* **Short exercise**: Lines containing "matplotlib" are to be counted. Report the count alone.
------------------------------------
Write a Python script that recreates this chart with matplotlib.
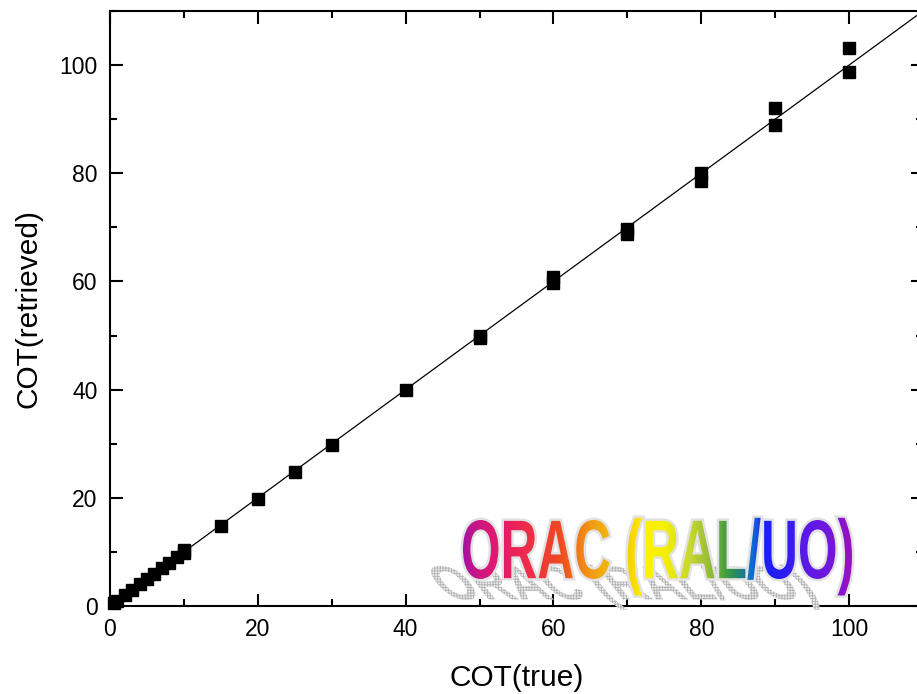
import numpy as np
import matplotlib
matplotlib.use("Agg")
import matplotlib.pyplot as plt
from matplotlib.textpath import TextPath
from matplotlib.font_manager import FontProperties
from matplotlib.patches import PathPatch
from matplotlib.transforms import Affine2D
from matplotlib.colors import LinearSegmentedColormap
from matplotlib.ticker import MultipleLocator

# dane
cot_true = [0.5, 1, 2, 3, 4, 5, 6, 7, 8, 9, 10, 10, 15, 20, 25, 30, 40,
            50, 50, 60, 60, 70, 70, 80, 80, 90, 90, 100, 100]
cot_retrieved = [0.6, 1, 2, 3, 4, 5, 6, 7, 8, 9, 9.8, 10.3, 14.8, 19.8, 24.7, 29.7, 40.0,
                 50.0, 49.5, 60.8, 59.8, 69.7, 68.7, 80.0, 78.5, 92.1, 89.0, 103.1, 98.8]
line_x = [0, 110]
line_y = [0, 110]

x_label = "COT(true)"
y_label = "COT(retrieved)"
logo_text = "ORAC (RAL/UO)"
logo_colors = ["#a8109f", "#d0187f", "#e8186c", "#ee2f47", "#f04a20", "#f29a16",
               "#f8d800", "#fff200", "#f4f000", "#c8d830", "#90b838", "#3c9a40",
               "#1a8080", "#1070d0", "#1a20f8", "#2a1cf0", "#5a1ae8", "#7018dc", "#9a10c0"]
logo_stops = [463, 480, 500, 530, 560, 590, 632, 645, 665, 690, 712, 728,
              742, 752, 765, 785, 805, 830, 852]

plt.rcParams['font.family'] = ['Liberation Sans', 'DejaVu Sans']
plt.rcParams['hatch.linewidth'] = 0.6

fig = plt.figure(figsize=(9.17, 6.94), dpi=100)
ax = fig.add_axes([110/917, 88/694, 813/917, 595/694])

ax.plot(line_x, line_y, color='black', lw=0.9, zorder=2)
ax.plot(cot_true, cot_retrieved, 's', color='black', ms=8.6, zorder=3, clip_on=False)

ax.set_xlim(0, 110)
ax.set_ylim(0, 110)
ax.xaxis.set_major_locator(MultipleLocator(20))
ax.yaxis.set_major_locator(MultipleLocator(20))
ax.xaxis.set_minor_locator(MultipleLocator(10))
ax.yaxis.set_minor_locator(MultipleLocator(10))
ax.tick_params(which='both', direction='in', top=True, right=True, width=1.5,
               labelsize=16.5, pad=9)
ax.tick_params(which='major', length=9)
ax.tick_params(which='minor', length=5)
for s in ax.spines.values():
    s.set_linewidth(1.5)
ax.set_xlabel(x_label, fontsize=21.5, labelpad=16)
ax.set_ylabel(y_label, fontsize=21.5, labelpad=12)

# napis ORAC w stylu WordArt, rysowany w pikselach
ov = fig.add_axes([0, 0, 1, 1], zorder=5)
ov.patch.set_alpha(0)
ov.axis('off')

fp = FontProperties(family='Liberation Sans', weight='bold')
tp = TextPath((0, 0), logo_text, size=100, prop=fp)
cap = TextPath((0, 0), "ORAC", size=100, prop=fp).get_extents()
ext = tp.get_extents()
sx = (852 - 463) / ext.width
sy = (579 - 520) / cap.height

tr = Affine2D().translate(-ext.x0, -cap.y0).scale(sx, sy).translate(463, 694 - 579)
logo = tr.transform_path(tp)

# cien
sh_tr = (Affine2D().translate(-ext.x0, -cap.y0).scale(sx * 0.95, sy * 0.58)
         .skew_deg(-38, 0).translate(450, 694 - 600))
shadow = sh_tr.transform_path(tp)
ov.add_patch(PathPatch(shadow, fc='#ececec', ec='#b4b4b4', hatch='++++++',
                       lw=0, zorder=1))

ov.add_patch(PathPatch(logo, fc='none', ec='#e2e2e2', lw=3.5, zorder=2))

pos = [(p - logo_stops[0]) / (logo_stops[-1] - logo_stops[0]) for p in logo_stops]
cmap = LinearSegmentedColormap.from_list("logo", list(zip(pos, logo_colors)))
grad = np.linspace(0, 1, 800).reshape(1, -1)
im = ov.imshow(grad, cmap=cmap, extent=[463, 852, 694 - 605, 694 - 500],
               aspect='auto', zorder=3, interpolation='bilinear')
im.set_clip_path(logo, ov.transData)

ov.set_xlim(0, 917)
ov.set_ylim(0, 694)

fig.savefig("out.png", dpi=100)
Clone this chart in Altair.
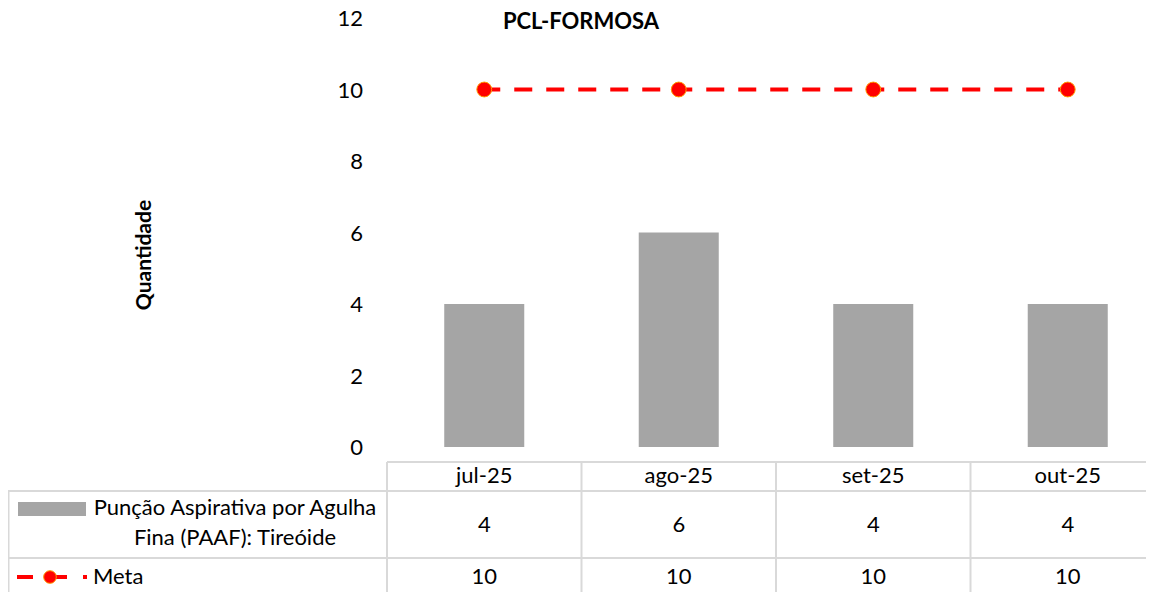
import altair as alt
import pandas as pd

# ---- data ----
categories = ["jul-25", "ago-25", "set-25", "out-25"]
paaf = [4, 6, 4, 4]
meta = [10, 10, 10, 10]
y_ticks = [0, 2, 4, 6, 8, 10, 12]
chart_title = "PCL-FORMOSA"
y_title = "Quantidade"
series1_label = ["Punção Aspirativa por Agulha", "Fina (PAAF): Tireóide"]
series2_label = "Meta"

# ---- layout ----
W, H = 1138, 584
FONT = "Lato"
FS = 22
PX_PER_UNIT = 35.75
COL_W = 194.5
X0_PX = 379 + COL_W / 2  # centre of first category in svg px
xs = alt.Scale(domain=[-X0_PX / COL_W, (W - X0_PX) / COL_W], nice=False, zero=False)
ys = alt.Scale(domain=[-(H - 439) / PX_PER_UNIT, 12 + 10 / PX_PER_UNIT], nice=False, zero=False)

GRAY = "#A5A5A5"
RED = "#FF0000"
LINE = "#D9D9D9"

df = pd.DataFrame({"cat": categories, "idx": list(range(len(categories))), "paaf": paaf, "meta": meta})
one = pd.DataFrame({"a": [0]})
tick_df = pd.DataFrame({"t": y_ticks})

base = alt.Chart(df)
XI = alt.X("idx:Q", scale=xs, axis=None)

bars = base.transform_calculate(
    x0="datum.idx - 0.2057", x1="datum.idx + 0.2057"
).mark_rect(color=GRAY).encode(
    x=alt.X("x0:Q", scale=xs, axis=None),
    x2="x1:Q",
    y=alt.Y("paaf:Q", scale=ys, axis=None),
    y2=alt.datum(0),
)

# y-axis tick labels, positioned by the y scale
ylabels = alt.Chart(tick_df).mark_text(
    font=FONT, fontSize=FS, color="#000000", align="right", baseline="middle", dy=1
).encode(
    x=alt.value(355),
    y=alt.Y("t:Q", scale=ys, axis=None),
    text="t:Q",
)

meta_line = base.mark_line(color=RED, strokeWidth=4, strokeDash=[18, 14], strokeDashOffset=2).encode(
    x=XI, y=alt.Y("meta:Q", scale=ys, axis=None),
)
meta_pts = base.mark_point(
    shape="circle", filled=True, fill=RED, stroke="#FF9900", strokeWidth=1,
    size=220, opacity=1, fillOpacity=1,
).encode(
    x=XI, y=alt.Y("meta:Q", scale=ys, axis=None),
)

# ---- data table ----
vlines = base.transform_calculate(b="datum.idx - 0.5").mark_rule(color=LINE, strokeWidth=2).encode(
    x=alt.X("b:Q", scale=xs, axis=None), y=alt.value(454), y2=alt.value(H)
)
oc = alt.Chart(one)
left_line = oc.mark_rule(color=LINE, strokeWidth=2).encode(x=alt.value(0.5), y=alt.value(483), y2=alt.value(H))
h1 = oc.mark_rule(color=LINE, strokeWidth=2).encode(x=alt.value(379), x2=alt.value(W), y=alt.value(454))
h2 = oc.mark_rule(color=LINE, strokeWidth=2).encode(x=alt.value(0), x2=alt.value(W), y=alt.value(483))
h3 = oc.mark_rule(color=LINE, strokeWidth=2).encode(x=alt.value(0), x2=alt.value(W), y=alt.value(550))

txt = dict(font=FONT, fontSize=FS, color="#000000", baseline="middle", align="center")
hdr = base.mark_text(**txt).encode(x=XI, y=alt.value(468), text="cat:N")
row1 = base.mark_text(**txt).encode(x=XI, y=alt.value(517), text="paaf:Q")
row2 = base.mark_text(**txt).encode(x=XI, y=alt.value(569), text="meta:Q")

swatch = oc.mark_rect(color=GRAY).encode(x=alt.value(10), x2=alt.value(78), y=alt.value(494), y2=alt.value(508))
lab1a = oc.mark_text(**txt).encode(x=alt.value(227), y=alt.value(500), text=alt.value(series1_label[0]))
lab1b = oc.mark_text(**txt).encode(x=alt.value(227), y=alt.value(530), text=alt.value(series1_label[1]))
leg_line = oc.mark_rule(color=RED, strokeWidth=4, strokeDash=[16, 12, 22, 16, 4, 100]).encode(
    x=alt.value(9), x2=alt.value(80), y=alt.value(569)
)
leg_pt = oc.mark_point(shape="circle", filled=True, fill=RED, stroke="#FF9900", strokeWidth=1,
                       size=160, opacity=1).encode(x=alt.value(42), y=alt.value(569))
lab2 = oc.mark_text(font=FONT, fontSize=FS, color="#000000", baseline="middle", align="left").encode(
    x=alt.value(85), y=alt.value(569), text=alt.value(series2_label)
)

title = oc.mark_text(font=FONT, fontSize=22, fontWeight="bold", color="#000000", baseline="top", align="center").encode(
    x=alt.value(573), y=alt.value(4), text=alt.value(chart_title)
)
ytitle = oc.mark_text(font=FONT, fontSize=21, fontWeight="bold", color="#000000", baseline="middle",
                      align="center", angle=270).encode(
    x=alt.value(137), y=alt.value(247), text=alt.value(y_title)
)

chart = alt.layer(
    vlines, left_line, h1, h2, h3,
    bars, meta_line, meta_pts, ylabels,
    hdr, row1, row2, swatch, lab1a, lab1b, leg_line, leg_pt, lab2,
    title, ytitle,
).properties(
    width=W, height=H, padding=0,
    autosize=alt.AutoSizeParams(type="none"),
).configure_view(strokeWidth=0)

chart.save("out.html", embed_options={"renderer": "svg", "actions": False})
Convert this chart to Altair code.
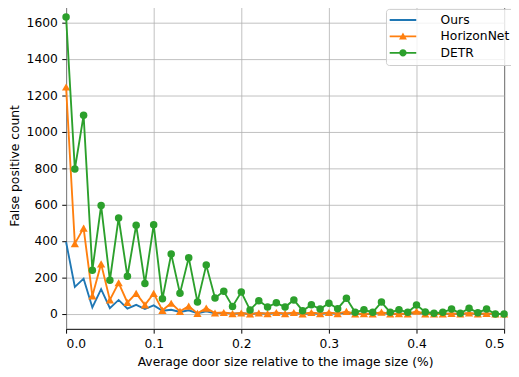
import altair as alt
import pandas as pd

x_vals = [0.00, 0.01, 0.02, 0.03, 0.04, 0.05, 0.06, 0.07, 0.08, 0.09,
          0.10, 0.11, 0.12, 0.13, 0.14, 0.15, 0.16, 0.17, 0.18, 0.19,
          0.20, 0.21, 0.22, 0.23, 0.24, 0.25, 0.26, 0.27, 0.28, 0.29,
          0.30, 0.31, 0.32, 0.33, 0.34, 0.35, 0.36, 0.37, 0.38, 0.39,
          0.40, 0.41, 0.42, 0.43, 0.44, 0.45, 0.46, 0.47, 0.48, 0.49, 0.50]

ours = [395, 149, 194, 36, 136, 32, 77, 29, 50, 27,
        47, 18, 23, 11, 20, 4, 14, 3, 6, 2,
        4, 0, 4, 1, 5, 1, 5, 0, 4, 1,
        5, 1, 8, 0, 1, 0, 6, 0, 1, 0,
        8, 0, 0, 0, 2, 0, 3, 0, 2, 0, 0]

horizonnet = [1245, 386, 471, 99, 275, 77, 171, 63, 113, 50,
              113, 20, 59, 14, 43, 3, 32, 5, 8, 2,
              5, 0, 5, 2, 8, 2, 8, 0, 8, 2,
              8, 2, 14, 0, 2, 0, 10, 0, 2, 0,
              15, 0, 0, 0, 3, 0, 5, 0, 3, 0, 0]

detr = [1630, 795, 1090, 240, 595, 185, 527, 207, 487, 167,
        489, 83, 329, 113, 309, 65, 268, 88, 124, 41,
        120, 22, 72, 38, 61, 38, 77, 18, 50, 27,
        59, 29, 86, 9, 23, 9, 65, 9, 23, 9,
        49, 11, 4, 9, 27, 4, 31, 7, 27, 0, 0]

series_names = ["Ours", "HorizonNet", "DETR"]
series_colors = ["#1f77b4", "#ff7f0e", "#2ca02c"]
x_ticks = [0.0, 0.1, 0.2, 0.3, 0.4, 0.5]
y_ticks = [0, 200, 400, 600, 800, 1000, 1200, 1400, 1600]

# legend glyphs: a line sample (thin filled bar) with the series marker
BAR = "M-2.7,-0.19H2.7V0.19H-2.7Z"
legend_glyphs = [
    BAR + "M0,-0.8L0,-0.8M0,0.8L0,0.8",
    BAR + "M-0.8,0.65L0,-0.8L0.8,0.65Z",
    BAR + "M-0.75,0A0.75,0.75 0 1,1 0.75,0A0.75,0.75 0 1,1 -0.75,0Z",
]
# legend entries get their own keys so the legend is not merged with the hidden colour legend
legend_keys = ["key:" + n for n in series_names]

rows = []
for name, vals in zip(series_names, [ours, horizonnet, detr]):
    for xv, yv in zip(x_vals, vals):
        rows.append({"x": xv, "y": yv, "series": name})
df = pd.DataFrame(rows)

FONT = "DejaVu Sans"
FS = 12.5

legend = alt.Legend(
    title=None,
    orient="none",
    legendX=325,
    legendY=7,
    fillColor="rgba(255,255,255,0.8)",
    strokeColor="#cccccc",
    cornerRadius=3,
    padding=5,
    labelFont=FONT,
    labelFontSize=FS,
    labelColor="black",
    labelAlign="left",
    labelLimit=200,
    labelExpr="replace(datum.label, 'key:', '')",
    symbolSize=100,
    symbolOffset=6,
    symbolStrokeWidth=0,
    symbolOpacity=1,
    labelOffset=32,
    rowPadding=3.7,
)

x_enc = alt.X(
    "x:Q",
    scale=alt.Scale(domain=[0, 0.5], nice=False, zero=False),
    axis=alt.Axis(
        values=x_ticks,
        format=".1f",
        title="Average door size relative to the image size (%)",
    ),
)
y_enc = alt.Y(
    "y:Q",
    scale=alt.Scale(domain=[-81.5, 1711.5], nice=False, zero=False),
    axis=alt.Axis(values=y_ticks, format="d", title="False positive count"),
)
color_enc = alt.Color(
    "series:N", scale=alt.Scale(domain=series_names, range=series_colors), legend=None
)

base = alt.Chart(df).encode(x=x_enc, y=y_enc, color=color_enc, order=alt.Order("x:Q"))

line_ours = base.transform_filter(alt.datum.series == "Ours").mark_line(strokeWidth=1.9)
line_hn = base.transform_filter(alt.datum.series == "HorizonNet").mark_line(strokeWidth=1.9)
pts_hn = base.transform_filter(alt.datum.series == "HorizonNet").mark_point(
    filled=True, shape="triangle-up", size=70, opacity=1
)
line_detr = base.transform_filter(alt.datum.series == "DETR").mark_line(strokeWidth=1.9)
pts_detr = base.transform_filter(alt.datum.series == "DETR").mark_point(
    filled=True, shape="circle", size=58, opacity=1
)

legend_layer = (
    alt.Chart(df)
    .transform_filter(alt.datum.series == "__none__")
    .transform_calculate(entry="'key:' + datum.series")
    .mark_point(filled=True, opacity=1)
    .encode(
        x=x_enc,
        y=y_enc,
        fill=alt.Fill("entry:N", scale=alt.Scale(domain=legend_keys, range=series_colors), legend=legend),
        shape=alt.Shape("entry:N", scale=alt.Scale(domain=legend_keys, range=legend_glyphs), legend=legend),
    )
)

chart = (
    alt.layer(line_ours, line_hn, pts_hn, line_detr, pts_detr, legend_layer)
    .properties(
        width=445,
        height=332,
        autosize=alt.AutoSizeParams(type="none"),
        padding={"left": 59, "top": -9, "right": 7, "bottom": 45},
        background="white",
    )
    .configure_view(stroke="black", strokeWidth=1, fill="white")
    .configure_axis(
        labelFont=FONT,
        labelFontSize=FS,
        labelColor="black",
        titleFont=FONT,
        titleFontSize=FS,
        titleColor="black",
        titleFontWeight="normal",
        domain=False,
        tickColor="black",
        tickSize=4.4,
        tickWidth=1,
        gridColor="#b0b0b0",
        gridWidth=0.8,
        labelPadding=4.4,
    )
    .configure_axisX(titlePadding=6)
    .configure_axisY(titlePadding=5)
)

chart.save("out.html", embed_options={"renderer": "svg", "actions": False})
------------------------------------
* **Exercise result**: 10